Toilet training tips for your puppy
Every new puppy carer needs to have a toilet training plan for their puppy, that is in action from day one. Importantly, make sure it is communicated to all the members of the home so that everyone is on the same page and the path to a toilet trained puppy is as easy as possible.
Some pups will get it within a few days, while others can take months.
So what should my toilet training plan be?
It’s helping your puppy to know what you want them to do, and then rewarding them when they do it. Easy, right?! The key is to be patient and consistent.
Help your puppy know what to do
Firstly decide where you want your puppy to go to the toilet. Is there a designated area in the yard, anywhere at all on the grass, a balcony, or grass patch inside? Now that you know where you want them to go - you need to share this with them! Take them to that place frequently. At least every 30 minutes and particularly after eating, drinking or sleeping.
Get to know the signs that your puppy is showing you when they want to toilet (e.g sniffing, restlessness––you’ll get to know them), and then take them straight to their spot.
If you start a routine: set feeding times and play times and you’ll soon notice when your mate needs to go.
Always keep the toilet trips at night calm: speak in low, quiet tones and stand with them for support (don’t let this be playtime).
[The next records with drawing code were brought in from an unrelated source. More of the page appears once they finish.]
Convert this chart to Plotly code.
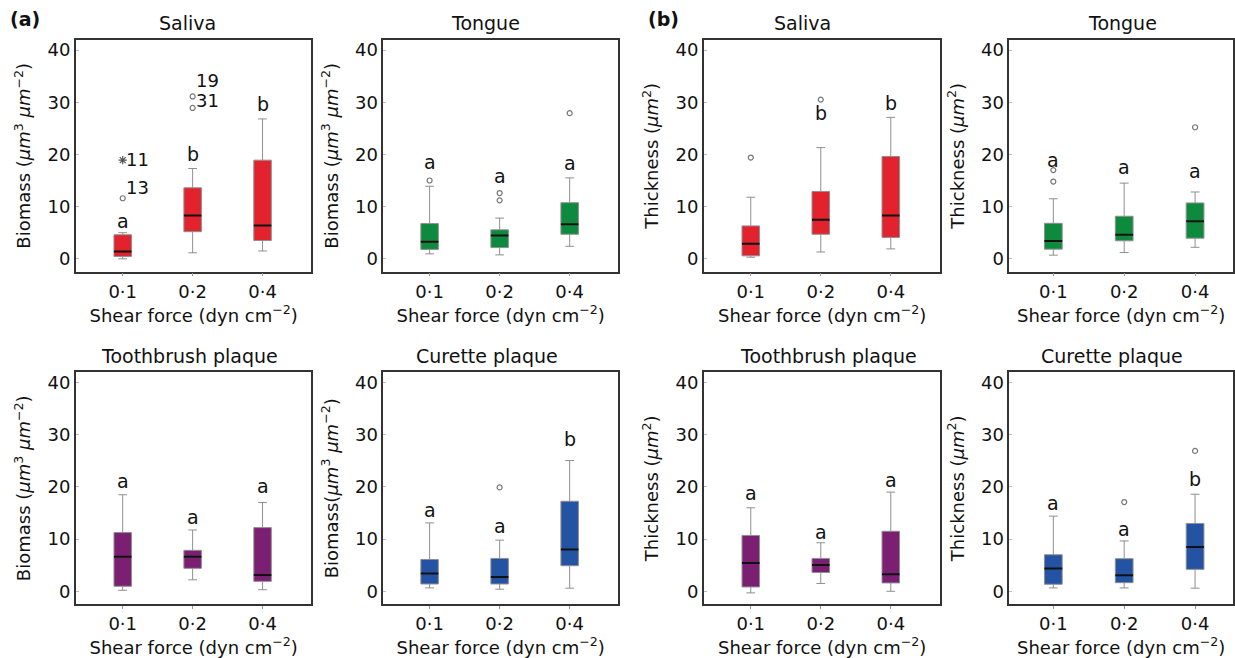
import plotly.graph_objects as go

categories = ["0·1", "0·2", "0·4"]

# [lower whisker, Q1, median, Q3, upper whisker] per shear force
biomass_saliva = [[0.0, 0.45, 1.4, 4.6, 5.0], [1.15, 5.2, 8.3, 13.6, 17.3], [1.5, 3.5, 6.4, 18.9, 26.8]]
biomass_tongue = [[0.95, 1.8, 3.25, 6.75, 13.9], [0.75, 2.15, 4.45, 5.55, 7.8], [2.4, 4.7, 6.6, 10.75, 15.5]]
thickness_saliva = [[0.3, 0.57, 2.9, 6.3, 11.8], [1.3, 4.7, 7.5, 12.9, 21.3], [1.9, 4.1, 8.3, 19.6, 27.1]]
thickness_tongue = [[0.7, 1.85, 3.4, 6.8, 11.5], [1.2, 3.45, 4.6, 8.15, 14.5], [2.2, 3.95, 7.2, 10.7, 12.8]]
biomass_toothbrush = [[0.2, 0.96, 6.6, 11.25, 18.5], [2.2, 4.4, 6.6, 7.85, 11.75], [0.3, 1.9, 3.1, 12.2, 17.0]]
biomass_curette = [[0.65, 1.4, 3.4, 6.1, 13.1], [0.4, 1.4, 2.75, 6.3, 9.8], [0.6, 4.9, 8.0, 17.25, 25.05]]
thickness_toothbrush = [[-0.3, 0.83, 5.4, 10.7, 16.0], [1.5, 3.6, 5.05, 6.3, 9.3], [0.0, 1.6, 3.25, 11.5, 19.0]]
thickness_curette = [[0.65, 1.35, 4.35, 7.0, 14.4], [0.65, 1.65, 3.05, 6.25, 9.65], [0.6, 4.2, 8.5, 13.0, 18.6]]

# outliers (circles) per shear force
biomass_saliva_out = [[11.6], [31.1, 28.9], []]
biomass_tongue_out = [[15.0], [12.6, 11.2], [27.9]]
thickness_saliva_out = [[19.4], [30.5], []]
thickness_tongue_out = [[17.0, 14.8], [], [25.2]]
biomass_toothbrush_out = [[], [], []]
biomass_curette_out = [[], [19.9], []]
thickness_toothbrush_out = [[], [], []]
thickness_curette_out = [[], [17.1], [26.9]]

# extreme values (asterisks)
biomass_saliva_extreme = [[18.9], [], []]

# case labels of saliva biomass outliers
saliva_case_text = ["11", "13", "19", "31"]
saliva_case_group = [0, 0, 1, 1]
saliva_case_y = [19.0, 13.6, 34.1, 30.4]

# significance letters and their heights
biomass_saliva_letters = ["a", "b", "b"]
biomass_saliva_letter_y = [7.3, 20.1, 29.7]
biomass_tongue_letters = ["a", "a", "a"]
biomass_tongue_letter_y = [18.5, 15.9, 18.3]
thickness_saliva_letters = ["", "b", "b"]
thickness_saliva_letter_y = [0, 28.0, 29.9]
thickness_tongue_letters = ["a", "a", "a"]
thickness_tongue_letter_y = [18.9, 17.5, 16.75]
biomass_toothbrush_letters = ["a", "a", "a"]
biomass_toothbrush_letter_y = [21.1, 14.25, 20.2]
biomass_curette_letters = ["a", "a", "b"]
biomass_curette_letter_y = [15.5, 12.6, 29.1]
thickness_toothbrush_letters = ["a", "a", "a"]
thickness_toothbrush_letter_y = [18.9, 11.4, 21.3]
thickness_curette_letters = ["a", "a", "b"]
thickness_curette_letter_y = [16.9, 12.0, 21.6]

RED, GREEN, PURPLE, BLUE = "#e2222c", "#0e8a3e", "#7a1f72", "#2453a3"
FONT = "DejaVu Sans"
W, H = 1235, 658

BIO = "Biomass (<i>μm</i><sup>3</sup> <i>μm</i><sup>−2</sup>)"
BIO2 = "Biomass(<i>μm</i><sup>3</sup> <i>μm</i><sup>−2</sup>)"
THK = "Thickness (<i>μm</i><sup>2</sup>)"
XT = "Shear force (dyn cm<sup>−2</sup>)"

panels = [
    dict(stats=biomass_saliva, out=biomass_saliva_out, letters=biomass_saliva_letters,
         ly=biomass_saliva_letter_y, color=RED, ytitle=BIO, title="Saliva", row=0, col=0, tx=188),
    dict(stats=biomass_tongue, out=biomass_tongue_out, letters=biomass_tongue_letters,
         ly=biomass_tongue_letter_y, color=GREEN, ytitle=BIO, title="Tongue", row=0, col=1, tx=486),
    dict(stats=thickness_saliva, out=thickness_saliva_out, letters=thickness_saliva_letters,
         ly=thickness_saliva_letter_y, color=RED, ytitle=THK, title="Saliva", row=0, col=2, tx=804),
    dict(stats=thickness_tongue, out=thickness_tongue_out, letters=thickness_tongue_letters,
         ly=thickness_tongue_letter_y, color=GREEN, ytitle=THK, title="Tongue", row=0, col=3, tx=1124),
    dict(stats=biomass_toothbrush, out=biomass_toothbrush_out, letters=biomass_toothbrush_letters,
         ly=biomass_toothbrush_letter_y, color=PURPLE, ytitle=BIO, title="Toothbrush plaque", row=1, col=0, tx=190),
    dict(stats=biomass_curette, out=biomass_curette_out, letters=biomass_curette_letters,
         ly=biomass_curette_letter_y, color=BLUE, ytitle=BIO2, title="Curette plaque", row=1, col=1, tx=488),
    dict(stats=thickness_toothbrush, out=thickness_toothbrush_out, letters=thickness_toothbrush_letters,
         ly=thickness_toothbrush_letter_y, color=PURPLE, ytitle=THK, title="Toothbrush plaque", row=1, col=2, tx=830),
    dict(stats=thickness_curette, out=thickness_curette_out, letters=thickness_curette_letters,
         ly=thickness_curette_letter_y, color=BLUE, ytitle=THK, title="Curette plaque", row=1, col=3, tx=1114),
]

col_px = [(76, 312), (384, 619), (705, 942), (1011, 1235)]
row_px = [(39, 271), (372, 604)]
title_y_px = [22, 356]
xranges = [[-0.67, 2.7], [-0.66, 2.69], [-0.67, 2.71], [-0.62, 2.535]]
yrange = [-2.45, 41.93]
BOXW = 0.25

fig = go.Figure()
layout = dict(width=W, height=H, margin=dict(l=0, r=0, t=0, b=0),
              paper_bgcolor="white", plot_bgcolor="white", showlegend=False,
              font=dict(family=FONT, size=18, color="#111"))
annotations = []
pos = list(range(len(categories)))

for k, p in enumerate(panels, start=1):
    xa, ya = f"x{k}", f"y{k}"
    st = p["stats"]
    fig.add_trace(go.Box(
        x=pos, lowerfence=[s[0] for s in st], q1=[s[1] for s in st], median=[s[2] for s in st],
        q3=[s[3] for s in st], upperfence=[s[4] for s in st],
        fillcolor=p["color"], line=dict(color="#8f8f8f", width=1), width=BOXW, whiskerwidth=0.5,
        boxpoints=False, xaxis=xa, yaxis=ya, hoverinfo="skip"))
    mx, my = [], []
    for i, s in enumerate(st):
        mx += [i - BOXW / 2, i + BOXW / 2, None]
        my += [s[2], s[2], None]
    fig.add_trace(go.Scatter(x=mx, y=my, mode="lines", line=dict(color="#111", width=2),
                             xaxis=xa, yaxis=ya, hoverinfo="skip"))
    ox, oy = [], []
    for i, vals in enumerate(p["out"]):
        ox += [i] * len(vals)
        oy += vals
    if ox:
        fig.add_trace(go.Scatter(x=ox, y=oy, mode="markers",
                                 marker=dict(symbol="circle-open", size=5, color="#777",
                                             line=dict(width=1.2, color="#777")),
                                 xaxis=xa, yaxis=ya, hoverinfo="skip"))
    if k == 1:
        ex, ey = [], []
        for i, vals in enumerate(biomass_saliva_extreme):
            ex += [i] * len(vals)
            ey += vals
        fig.add_trace(go.Scatter(x=ex, y=ey, mode="markers",
                                 marker=dict(symbol="asterisk-open", size=7, color="#555",
                                             line=dict(width=1.2, color="#555")),
                                 xaxis=xa, yaxis=ya, hoverinfo="skip"))
        for t, g, yv in zip(saliva_case_text, saliva_case_group, saliva_case_y):
            annotations.append(dict(x=g, y=yv, xref=xa, yref=ya, text=t, showarrow=False,
                                    xanchor="left", yanchor="middle", xshift=1,
                                    font=dict(size=18, family=FONT, color="#111")))
    for i, (lt, yv) in enumerate(zip(p["letters"], p["ly"])):
        if lt:
            annotations.append(dict(x=i, y=yv, xref=xa, yref=ya, text=lt, showarrow=False,
                                    xanchor="center", yanchor="middle",
                                    font=dict(size=19, family=FONT, color="#111")))
    x0, x1 = col_px[p["col"]]
    y0, y1 = row_px[p["row"]]
    layout[f"xaxis{k}"] = dict(domain=[x0 / W, min(x1 / W, 1.0)], anchor=ya, range=xranges[p["col"]],
                               tickvals=pos, ticktext=categories, ticks="outside", ticklen=3,
                               tickcolor="#999", showline=True, linecolor="#333", linewidth=1.6,
                               mirror=True, showgrid=False, zeroline=False,
                               tickfont=dict(size=18, family=FONT, color="#111"),
                               title=dict(text=XT, standoff=2, font=dict(size=18, family=FONT, color="#111")))
    layout[f"yaxis{k}"] = dict(domain=[1 - y1 / H, 1 - y0 / H], anchor=xa, range=yrange,
                               tickvals=[0, 10, 20, 30, 40], ticks="inside", ticklen=3,
                               tickcolor="#bbb", showline=True, linecolor="#333", linewidth=1.6,
                               mirror=True, showgrid=False, zeroline=False,
                               tickfont=dict(size=18, family=FONT, color="#111"),
                               title=dict(text=p["ytitle"], standoff=12,
                                          font=dict(size=18, family=FONT, color="#111")))
    annotations.append(dict(x=p["tx"] / W, y=1 - title_y_px[p["row"]] / H, xref="paper", yref="paper",
                            text=p["title"], showarrow=False, xanchor="center", yanchor="middle",
                            font=dict(size=19, family=FONT, color="#111")))

annotations.append(dict(x=8 / W, y=1 - 18 / H, xref="paper", yref="paper", text="<b>(a)</b>",
                        showarrow=False, xanchor="left", yanchor="middle",
                        font=dict(size=19, family=FONT, color="#111")))
annotations.append(dict(x=647 / W, y=1 - 18 / H, xref="paper", yref="paper", text="<b>(b)</b>",
                        showarrow=False, xanchor="left", yanchor="middle",
                        font=dict(size=19, family=FONT, color="#111")))

layout["annotations"] = annotations
fig.update_layout(**layout)
fig.write_html("out.html", config={"displayModeBar": False},
               post_script="document.body.style.margin='0px';document.body.style.overflow='hidden';")
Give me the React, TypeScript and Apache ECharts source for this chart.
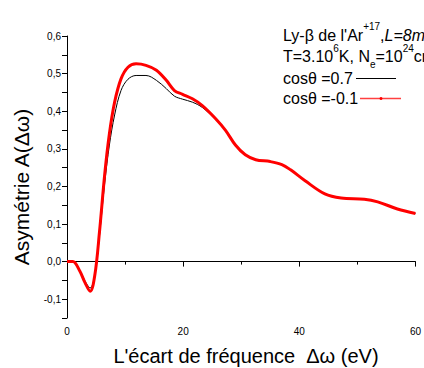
import React, { useEffect, useRef } from "react";
import * as echarts from "echarts";

const xValues = [0, 1, 2.2, 3.1, 4.0, 4.8, 5.6, 6.5, 7.3, 8.2, 9.3, 10.5, 11.9, 13.6, 15.4, 17.1, 18.5, 19.9, 21.6, 23.3, 25.6, 27.3, 29, 30.7, 32.5, 35, 37, 38.5, 41, 44.4, 47.2, 51.2, 53.5, 56.9, 60];
const redValues = [0, 0, -0.025, -0.056, -0.079, -0.035, 0.08, 0.233, 0.34, 0.424, 0.486, 0.517, 0.526, 0.522, 0.509, 0.482, 0.455, 0.445, 0.433, 0.415, 0.38, 0.349, 0.31, 0.284, 0.271, 0.266, 0.258, 0.244, 0.215, 0.18, 0.169, 0.166, 0.159, 0.14, 0.128];
const blackValues = [0, 0, -0.024, -0.052, -0.07, -0.035, 0.07, 0.21, 0.31, 0.39, 0.455, 0.485, 0.495, 0.495, 0.482, 0.46, 0.44, 0.432, 0.424, 0.41, 0.378, 0.349, 0.31, 0.284, 0.271, 0.266, 0.258, 0.244, 0.215, 0.18, 0.169, 0.166, 0.159, 0.14, 0.128];
const seriesNames = ["cosθ =0.7", "cosθ =-0.1"];
const xAxisName = "L'écart de fréquence  Δω (eV)";
const yAxisName = "Asymétrie A(Δω)";

export default function App() {
  const ref = useRef<HTMLDivElement>(null);
  useEffect(() => {
    const chart = echarts.init(ref.current!, null, { renderer: "svg" });
    const font = "Arial, 'Liberation Sans', sans-serif";
    const mk = (ys: number[]) => xValues.map((x, i) => [x, ys[i]]);
    const fs = 16;
    chart.setOption({
      animation: false,
      textStyle: { fontFamily: font },
      grid: { left: 67, right: 6, top: 36, bottom: 50 },
      xAxis: {
        type: "value",
        min: 0,
        max: 60,
        interval: 20,
        axisLine: { lineStyle: { color: "#000", width: 1 } },
        axisTick: { length: 5, lineStyle: { color: "#000" } },
        minorTick: { show: true, splitNumber: 2, length: 3, lineStyle: { color: "#000" } },
        axisLabel: { fontSize: 10, color: "#000", margin: 8 },
        splitLine: { show: false },
      },
      yAxis: {
        type: "value",
        min: -0.15,
        max: 0.6,
        interval: 0.05,
        axisLine: { show: true, lineStyle: { color: "#000", width: 1 } },
        axisTick: { show: true, length: 5, lineStyle: { color: "#000" } },
        axisLabel: {
          fontSize: 10,
          color: "#000",
          margin: 6,
          formatter: (v: number) => {
            const k = Math.round(v * 20);
            if (k % 2 !== 0) return "";
            return (k / 20).toFixed(1).replace(".", ",");
          },
        },
        splitLine: { show: false },
      },
      series: [
        {
          name: seriesNames[0],
          type: "line",
          data: mk(blackValues),
          smooth: 0.35,
          showSymbol: false,
          lineStyle: { color: "#000", width: 1 },
          z: 2,
        },
        {
          name: seriesNames[1],
          type: "line",
          data: mk(redValues),
          smooth: 0.35,
          showSymbol: false,
          lineStyle: { color: "#ff0000", width: 3 },
          z: 3,
        },
      ],
      graphic: [
        {
          type: "text",
          x: 246,
          y: 356,
          style: {
            text: xAxisName,
            fontSize: 20,
            fontFamily: font,
            fill: "#000",
            align: "center",
            verticalAlign: "middle",
          },
        },
        {
          type: "text",
          x: 21,
          y: 187,
          rotation: Math.PI / 2,
          style: {
            text: yAxisName,
            fontSize: 21,
            fontFamily: font,
            fill: "#000",
            align: "center",
            verticalAlign: "middle",
          },
        },
        {
          type: "text",
          left: 283,
          top: 21,
          style: {
            text: "{a|Ly-β de l'Ar}{s|+17}{a|,}{i|L=8m}",
            rich: {
              a: { fontSize: fs, fontFamily: font, fill: "#000", lineHeight: 22, verticalAlign: "bottom" },
              i: { fontSize: fs, fontFamily: font, fontStyle: "italic", fill: "#000", lineHeight: 22, verticalAlign: "bottom" },
              s: { fontSize: 10, fontFamily: font, fill: "#000", lineHeight: 22, verticalAlign: "top" },
            },
          },
        },
        {
          type: "text",
          left: 283,
          top: 43,
          style: {
            text: "{a|T=3.10}{s|6}{a|K, N}{b|e}{a|=10}{s|24}{a|cm}",
            rich: {
              a: { fontSize: fs, fontFamily: font, fill: "#000", lineHeight: 22, verticalAlign: "middle" },
              s: { fontSize: 10, fontFamily: font, fill: "#000", lineHeight: 22, verticalAlign: "top" },
              b: { fontSize: 10, fontFamily: font, fill: "#000", lineHeight: 26, verticalAlign: "bottom", padding: [9, 0, 0, 0] },
            },
          },
        },
        {
          type: "text",
          left: 283,
          top: 70,
          style: { text: seriesNames[0], fontSize: fs, fontFamily: font, fill: "#000" },
        },
        {
          type: "line",
          shape: { x1: 356, y1: 78.5, x2: 396, y2: 78.5 },
          style: { stroke: "#000", lineWidth: 1 },
        },
        {
          type: "text",
          left: 283,
          top: 90,
          style: { text: seriesNames[1], fontSize: fs, fontFamily: font, fill: "#000" },
        },
        {
          type: "line",
          shape: { x1: 360, y1: 98.5, x2: 401, y2: 98.5 },
          style: { stroke: "rgba(255,0,0,0.75)", lineWidth: 1.5 },
        },
        {
          type: "circle",
          shape: { cx: 381, cy: 98.5, r: 1.5 },
          style: { fill: "#ff0000" },
        },
      ],
    });
    return () => chart.dispose();
  }, []);
  return <div ref={ref} style={{ width: 424, height: 368, position: "absolute", left: 0, top: 0 }} />;
}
You can pair your toilet trips with a phrase. One of mine is the very original ‘wee wees!’ This becomes handy as they grow up.
If you are using a crate at night - a handy tip is to start with the crate near to you that way you can be more responsive to toilet trips during the night.
Reward their efforts
So now they’ve gone to the toilet where you want them to - reward them for it! Don’t wait for them to go back in the house - create a positive association and do it straight away too, so they know what they’re being rewarded for. Treats must be safe for puppies, and shouldn’t make up more than 10% of their total diet. A balanced diet is essential for puppies as they grow.
In addition to rewarding, it’s also important to ignore accidents, even if you see them in the act. Fur kids (like human kids) can’t always prevent going to the loo. It’s all part of growing up.